Others will argue he had to hog the ball to get 41 shots, that the Bulls might have scored more if he had dished it off more. But anyone who has seen the other Bulls shoot knows the odds are better with Jordan. The box score tells us he did lead his team with six assists.

Said the Celtics’ Danny Ainge: “When you got a player like Michael Jordan, it’s tough not to give the ball to him. The (other) players almost feel guilty to take a shot.”

And Jordan made 22 of those 41 shots, though many were plainly impossible. To get them away, he had to throw two head fakes, a shoulder feint, waggle his hips and wiggle his ears deceptively before darting around Dennis Johnson or Ainge, then vault into the air, pirouette once, pump twice or thrice in separate directions, twist himself into a pretzel and fire through the arms like cables dangling from barrage balloons named Kevin McHale, Robert Parish or Bill Walton.

Said the awed Jones: “He shoots 8-footers, which is much more difficult than 15- or 20-footers, into the bottom of the net. He plays great defense, hustles, goes to the boards. All in all, a fantastic performance.

Jones said Jordan played “78 minutes.” It only seemed that way. Fifty-three were enough to rewrite a record book. Incredibly, he played the last 39 without relief.

Weren’t you tired, Michael?

”Nope. In a playoff game, you can’t get tired. I wasn’t even thinking of getting tired.”

Here is a guy who scored 49 points Thursday night while suffering from a virus some would call flu. A committee of doctors and Bulls owner Jerry Reinsdorf had deemed him unfit to play at all this year, arguing a broken foot needed months of mending.

The Celtics spread the burden of trying to cage this ghost. Johnson, the first to guard him, fouled out. So did Walton. Bird, Parish and Ainge played with five fouls, most of them caused by Jordan.

The matchup of the fiery Ainge and the quicksilver Jordan was a classic. Ainge scored 24 points, all after halftime, even though he shared and finally inherited the responsibility for guarding Jordan. He scored 11 in the last 2 1/2 minutes of the third period, thanks to a stroke of coaching luck.

Jones had sent Jerry Sichting into the game to give Ainge a breather, but Sichting replaced Johnson instead. “It turned out to be a great accidental move,” Jones said.

It was Ainge who drove the lane to tie the score at 125 with 12 seconds to play in the first overtime. “He went right past me,” Jordan said. “Ninety percent of it was my fault.”

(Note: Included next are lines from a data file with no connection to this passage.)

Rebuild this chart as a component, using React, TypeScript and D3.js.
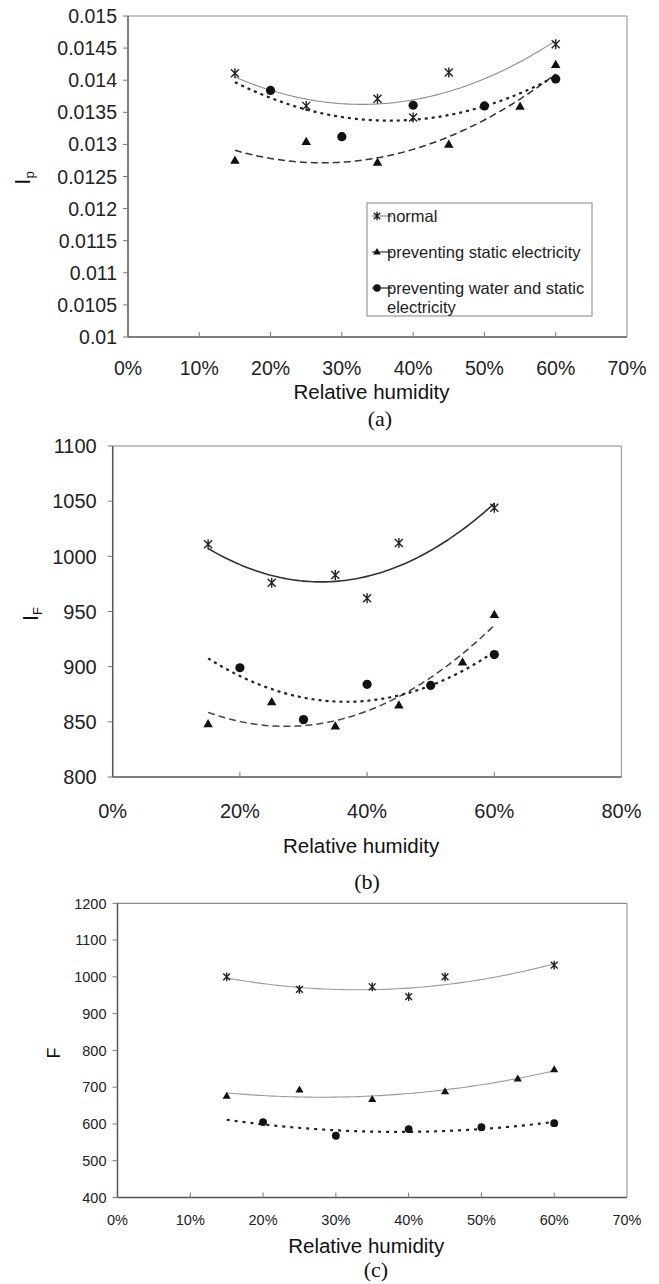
import React, { useEffect, useRef } from "react"
import * as d3 from "d3"

// relative humidity (%) at which each treatment was measured
const normalX = [15, 25, 35, 40, 45, 60]
const staticX = [15, 25, 35, 45, 55, 60]
const waterX = [20, 30, 40, 50, 60]

// (a) Ip
const ipNormal = [0.01411, 0.0136, 0.01371, 0.01342, 0.01412, 0.01456]
const ipStatic = [0.01275, 0.01304, 0.01272, 0.013, 0.01359, 0.01424]
const ipWater = [0.01384, 0.01312, 0.01361, 0.0136, 0.01402]

// (b) IF
const ifNormal = [1011, 976, 983, 962, 1012, 1044]
const ifStatic = [848, 868, 846, 865, 904, 947]
const ifWater = [899, 852, 884, 883, 911]

// (c) F
const fNormal = [1000, 966, 973, 946, 1000, 1032]
const fStatic = [676, 693, 667, 688, 723, 748]
const fWater = [605, 568, 586, 591, 602]

const ipTicks = [0.01, 0.0105, 0.011, 0.0115, 0.012, 0.0125, 0.013, 0.0135, 0.014, 0.0145, 0.015]
const ifTicks = [800, 850, 900, 950, 1000, 1050, 1100]
const fTicks = [400, 500, 600, 700, 800, 900, 1000, 1100, 1200]
const xTicks70 = [0, 10, 20, 30, 40, 50, 60, 70]
const xTicks80 = [0, 20, 40, 60, 80]

const legendLabels = ["normal", "preventing static electricity", "preventing water and static"]

const SANS = "'Liberation Sans', Arial, sans-serif"
const SERIF = "'Liberation Serif', 'Times New Roman', serif"

// least squares quadratic, like the spreadsheet's polynomial trendline
function quadFit(xs: number[], ys: number[]) {
    const s = [0, 0, 0, 0, 0]
    const t = [0, 0, 0]
    xs.forEach((x, i) => {
        for (let k = 0; k < 5; k++) s[k] += Math.pow(x, k)
        for (let k = 0; k < 3; k++) t[k] += Math.pow(x, k) * ys[i]
    })
    const m = [
        [s[0], s[1], s[2], t[0]],
        [s[1], s[2], s[3], t[1]],
        [s[2], s[3], s[4], t[2]],
    ]
    for (let c = 0; c < 3; c++) {
        for (let r = c + 1; r < 3; r++) {
            const f = m[r][c] / m[c][c]
            for (let k = c; k < 4; k++) m[r][k] -= f * m[c][k]
        }
    }
    const coef = [0, 0, 0]
    for (let r = 2; r >= 0; r--) {
        let v = m[r][3]
        for (let k = r + 1; k < 3; k++) v -= m[r][k] * coef[k]
        coef[r] = v / m[r][r]
    }
    return (x: number) => coef[0] + coef[1] * x + coef[2] * x * x
}

type Series = {
    xs: number[]
    ys: number[]
    marker: "star" | "tri" | "dot"
    stroke: string
    width: number
    dash: string | null
}

type Panel = {
    left: number
    right: number
    top: number
    bottom: number
    xMax: number
    xTicks: number[]
    yTicks: number[]
    fmt: (d: number) => string
    tickFont: number
    labelGap: number
    xLabelY: number
    series: Series[]
    yLabel: string
    ySub: string
    yLabelX: number
    yLabelY: number
    yLabelFont: number
    titleY: number
    captionY: number
    captionX: number
    caption: string
    markerScale: number
}

function drawMarker(g: any, kind: string, x: number, y: number, k: number) {
    if (kind === "star") {
        const r = 4 * k
        g.append("path")
            .attr("d", `M${x - r},${y - r}L${x + r},${y + r}M${x - r},${y + r}L${x + r},${y - r}M${x},${y - r - 1}L${x},${y + r + 1}`)
            .attr("stroke", "#222")
            .attr("stroke-width", 1.4)
            .attr("fill", "none")
    } else if (kind === "tri") {
        const r = 5 * k
        g.append("path")
            .attr("d", `M${x},${y - r}L${x + r * 0.95},${y + r * 0.65}L${x - r * 0.95},${y + r * 0.65}Z`)
            .attr("fill", "#111")
    } else {
        g.append("circle").attr("cx", x).attr("cy", y).attr("r", 4.6 * k).attr("fill", "#111")
    }
}

function drawPanel(svg: any, p: Panel) {
    const x = d3.scaleLinear().domain([0, p.xMax]).range([p.left, p.right])
    const y = d3.scaleLinear().domain([p.yTicks[0], p.yTicks[p.yTicks.length - 1]]).range([p.bottom, p.top])
    const g = svg.append("g")

    // frame
    g.append("line").attr("x1", p.left).attr("x2", p.right).attr("y1", p.top).attr("y2", p.top).attr("stroke", "#8a8a8a").attr("stroke-width", 1.2)
    g.append("line").attr("x1", p.right).attr("x2", p.right).attr("y1", p.top).attr("y2", p.bottom).attr("stroke", "#a0a0a0").attr("stroke-width", 1.2)
    g.append("line").attr("x1", p.left).attr("x2", p.left).attr("y1", p.top).attr("y2", p.bottom).attr("stroke", "#555").attr("stroke-width", 1.5)
    g.append("line").attr("x1", p.left).attr("x2", p.right).attr("y1", p.bottom).attr("y2", p.bottom).attr("stroke", "#555").attr("stroke-width", 1.5)

    // y ticks outside
    p.yTicks.forEach(t => {
        g.append("line").attr("x1", p.left - 5).attr("x2", p.left).attr("y1", y(t)).attr("y2", y(t)).attr("stroke", "#777")
        g.append("text")
            .attr("x", p.left - p.labelGap)
            .attr("y", y(t))
            .attr("dy", "0.36em")
            .attr("text-anchor", "end")
            .attr("font-family", SANS)
            .attr("font-size", p.tickFont)
            .attr("fill", "#222")
            .text(p.fmt(t))
    })

    // x ticks inside
    p.xTicks.forEach(t => {
        if (t > 0 && t < p.xMax) {
            g.append("line").attr("x1", x(t)).attr("x2", x(t)).attr("y1", p.bottom - 5).attr("y2", p.bottom).attr("stroke", "#777")
        }
        g.append("text")
            .attr("x", x(t))
            .attr("y", p.xLabelY)
            .attr("text-anchor", "middle")
            .attr("font-family", SANS)
            .attr("font-size", p.tickFont)
            .attr("fill", "#222")
            .text(t + "%")
    })

    // trend curves
    const line = d3.line<number>().x(d => x(d[0])).y(d => y(d[1])).curve(d3.curveLinear)
    p.series.forEach(s => {
        const f = quadFit(s.xs, s.ys)
        const pts = d3.range(15, 60.01, 0.5).map(v => [v, f(v)])
        g.append("path")
            .attr("d", line(pts as any))
            .attr("fill", "none")
            .attr("stroke", s.stroke)
            .attr("stroke-width", s.width)
            .attr("stroke-dasharray", s.dash)
    })
    p.series.forEach(s => {
        s.xs.forEach((v, i) => drawMarker(g, s.marker, x(v), y(s.ys[i]), p.markerScale))
    })

    // axis title
    g.append("text")
        .attr("x", (p.left + p.right) / 2 - 6)
        .attr("y", p.titleY)
        .attr("text-anchor", "middle")
        .attr("font-family", SANS)
        .attr("font-size", 20.5)
        .attr("fill", "#111")
        .text("Relative humidity")

    const yl = g.append("text")
        .attr("transform", `translate(${p.yLabelX},${p.yLabelY}) rotate(-90)`)
        .attr("text-anchor", "middle")
        .attr("font-family", SANS)
        .attr("font-size", p.yLabelFont)
        .attr("fill", "#111")
    yl.append("tspan").text(p.yLabel)
    if (p.ySub) yl.append("tspan").attr("font-size", p.yLabelFont * 0.6).attr("dy", "0.3em").text(p.ySub)

    g.append("text")
        .attr("x", p.captionX)
        .attr("y", p.captionY)
        .attr("text-anchor", "middle")
        .attr("font-family", SERIF)
        .attr("font-size", 22)
        .attr("fill", "#111")
        .text(p.caption)
}

const App = () => {
    const ref = useRef<SVGSVGElement>(null)

    useEffect(() => {
        const svg = d3.select(ref.current)
        svg.selectAll("*").remove()

        const panelA: Panel = {
            left: 128, right: 627, top: 16, bottom: 337, xMax: 70,
            xTicks: xTicks70, yTicks: ipTicks,
            fmt: d => String(+d.toFixed(4)), tickFont: 19.5, labelGap: 11, xLabelY: 375,
            series: [
                { xs: normalX, ys: ipNormal, marker: "star", stroke: "#8c8c8c", width: 1.1, dash: null },
                { xs: staticX, ys: ipStatic, marker: "tri", stroke: "#333", width: 1.5, dash: "7,4" },
                { xs: waterX, ys: ipWater, marker: "dot", stroke: "#222", width: 2.2, dash: "3,4" },
            ],
            yLabel: "I", ySub: "p", yLabelX: 30, yLabelY: 178, yLabelFont: 22,
            titleY: 399, captionX: 380, captionY: 426, caption: "(a)", markerScale: 1,
        }
        const panelB: Panel = {
            left: 112.7, right: 621.5, top: 446, bottom: 777, xMax: 80,
            xTicks: xTicks80, yTicks: ifTicks,
            fmt: d => String(d), tickFont: 20, labelGap: 16, xLabelY: 818,
            series: [
                { xs: normalX, ys: ifNormal, marker: "star", stroke: "#333", width: 1.6, dash: null },
                { xs: staticX, ys: ifStatic, marker: "tri", stroke: "#444", width: 1.5, dash: "7,4" },
                { xs: waterX, ys: ifWater, marker: "dot", stroke: "#222", width: 2.2, dash: "3,4" },
            ],
            yLabel: "I", ySub: "F", yLabelX: 38, yLabelY: 614, yLabelFont: 22,
            titleY: 853, captionX: 367, captionY: 889, caption: "(b)", markerScale: 1,
        }
        const panelC: Panel = {
            left: 117.5, right: 627, top: 903.3, bottom: 1197.5, xMax: 70,
            xTicks: xTicks70, yTicks: fTicks,
            fmt: d => String(d), tickFont: 14.5, labelGap: 11, xLabelY: 1225,
            series: [
                { xs: normalX, ys: fNormal, marker: "star", stroke: "#9a9a9a", width: 1.1, dash: null },
                { xs: staticX, ys: fStatic, marker: "tri", stroke: "#9a9a9a", width: 1.1, dash: null },
                { xs: waterX, ys: fWater, marker: "dot", stroke: "#222", width: 2.2, dash: "3,5" },
            ],
            yLabel: "F", ySub: "", yLabelX: 60, yLabelY: 1053, yLabelFont: 18,
            titleY: 1253, captionX: 376, captionY: 1277, caption: "(c)", markerScale: 0.85,
        }
        ;[panelA, panelB, panelC].forEach(p => drawPanel(svg, p))

        // legend of panel (a)
        const lg = svg.append("g")
        lg.append("rect").attr("x", 367).attr("y", 203).attr("width", 225).attr("height", 113)
            .attr("fill", "white").attr("stroke", "#999").attr("stroke-width", 1.2)
        const rows = [216, 252, 288]
        const kinds = ["star", "tri", "dot"]
        const colors = ["#8c8c8c", "#333", "#222"]
        legendLabels.forEach((lab, i) => {
            lg.append("line").attr("x1", 372).attr("x2", 392).attr("y1", rows[i]).attr("y2", rows[i])
                .attr("stroke", colors[i]).attr("stroke-width", 1.2)
            drawMarker(lg, kinds[i], 377, rows[i], 0.8)
            lg.append("text").attr("x", 387).attr("y", rows[i]).attr("dy", "0.35em")
                .attr("font-family", SANS).attr("font-size", 16.5).attr("fill", "#222").text(lab)
        })
        lg.append("text").attr("x", 387).attr("y", 307).attr("dy", "0.35em")
            .attr("font-family", SANS).attr("font-size", 16.5).attr("fill", "#222").text("electricity")
    }, [])

    return (
        <svg ref={ref} width={659} height={1284}
            style={{ position: "absolute", left: 0, top: 0, background: "white" }} />
    )
}

export default App
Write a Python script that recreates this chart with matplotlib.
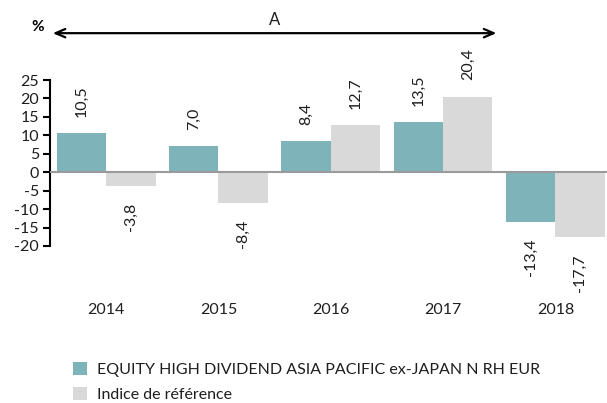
import matplotlib
matplotlib.use("Agg")
import matplotlib.pyplot as plt
from matplotlib.patches import Patch
import numpy as np

plt.rcParams['font.family'] = ['Lato', 'DejaVu Sans']

years = ["2014", "2015", "2016", "2017", "2018"]
fund = [10.5, 7.0, 8.4, 13.5, -13.4]
index = [-3.8, -8.4, 12.7, 20.4, -17.7]
fund_name = "EQUITY HIGH DIVIDEND ASIA PACIFIC ex-JAPAN N RH EUR"
index_name = "Indice de référence"

teal = "#7FB3BA"
grey = "#D9D9D9"
txt = "#1e1e1e"

W, H = 607, 403
fig = plt.figure(figsize=(W / 100, H / 100), dpi=100)
ax_left, ax_right, ax_top, ax_bot = 50, 607, 80, 295
ax = fig.add_axes([ax_left / W, (H - ax_bot) / H, (ax_right - ax_left) / W, (ax_bot - ax_top) / H])

x = np.arange(len(years))
bw = 0.44
ax.bar(x - bw / 2, fund, bw, color=teal, zorder=2)
ax.bar(x + bw / 2, index, bw, color=grey, zorder=2)
ax.axhline(0, color="#9a9a9a", lw=1.5, zorder=3)

ax.set_xlim(-0.5, 4.46)
ax.set_ylim(-33.3, 25)

def fmt(v):
    return f"{v:.1f}".replace(".", ",")

off = 4.5
for xs, vals in ((x - bw / 2, fund), (x + bw / 2, index)):
    for xi, v in zip(xs, vals):
        if v >= 0:
            ax.text(xi, v + off, fmt(v), rotation=90, ha="center", va="bottom",
                    fontsize=11.5, color=txt, clip_on=False)
        else:
            ax.text(xi, v - off, fmt(v), rotation=90, ha="center", va="top",
                    fontsize=11.5, color=txt, clip_on=False)

for s in ["top", "right", "bottom"]:
    ax.spines[s].set_visible(False)
ax.spines["left"].set_bounds(-20, 25)
ax.spines["left"].set_linewidth(1.5)
ax.set_yticks(np.arange(-20, 26, 5))
ax.set_yticklabels([str(v) for v in range(-20, 26, 5)])
ax.tick_params(axis="y", length=5, width=1.5, labelsize=11.5, pad=3, colors="black", labelcolor=txt)
ax.set_xticks(x)
ax.set_xticklabels(years)
ax.tick_params(axis="x", length=0, labelsize=11.5, pad=6, labelcolor=txt)

# arrow annotation
ax.annotate("", xy=(-0.5, 37.7), xytext=(3.5, 37.7),
            arrowprops=dict(arrowstyle="<->,head_length=0.7,head_width=0.3", lw=1.6, color="black"),
            annotation_clip=False)
ax.text(1.5, 41.3, "A", ha="center", va="center", fontsize=12, color=txt, clip_on=False)
fig.text(38 / W, 1 - 27 / H, "%", ha="center", va="center", fontsize=11, fontweight="bold")

handles = [Patch(facecolor=teal, edgecolor="none"), Patch(facecolor=grey, edgecolor="none")]
leg = fig.legend(handles, [fund_name, index_name], loc="upper left",
                 bbox_to_anchor=(73 / W, 1 - 362 / H), frameon=False, fontsize=11.5,
                 handlelength=0.85, handleheight=0.85, handletextpad=0.65, labelspacing=0.62,
                 borderaxespad=0, borderpad=0)
for t in leg.get_texts():
    t.set_color(txt)

fig.savefig("out.png", dpi=100)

It was also Jordan who missed an open shot from 20 feet that could have won it for the Bulls in the dying seconds of that first overtime. “I’ll remember the one I missed,” Jordan said. He said it felt good leaving his hand, just didn’t drop.

Just to show he wasn’t perfect, he also missed two of 21 free throws - in succession. But the crazies in the stands who were screaming and waving had nothing to do with it, he said. “No, I was totally concentrating.”

He can be forgiven the miss of those two when you consider the two he made in the tautest moment of a game that stretched nerves to piano-wire tension for three hours and five minutes.

He was fouled by McHale as he attempted the last shot of regulation with the Celtics ahead 116-114. McHale clapped his head with both hands in disbelief at referee Ed Middleton’s gutty call. Even Jordan was amazed at Middleton’s nerve.

”I was very surprised,” Michael said. “I was fouled. Usually, in a playoff game, there are no fouls at the end of the game.”

He calmly sank both shots with no time on the clock and sent it into overtime.

Said Ainge: “I thought he was one of the best players in the league before this series. He’s better than I thought. Not only does he do it, but it’s the way he does it. He’s so spectacular-looking. Sometimes you find yourself just watching and going: `Holy cow!’ “

Ainge had a ringside look at a miracle. Fifty years from now, the kids who were in yesterday’s crowd will tell their grandchildren they saw Michael Jordan fly with no visible wings, supported only by his artistry.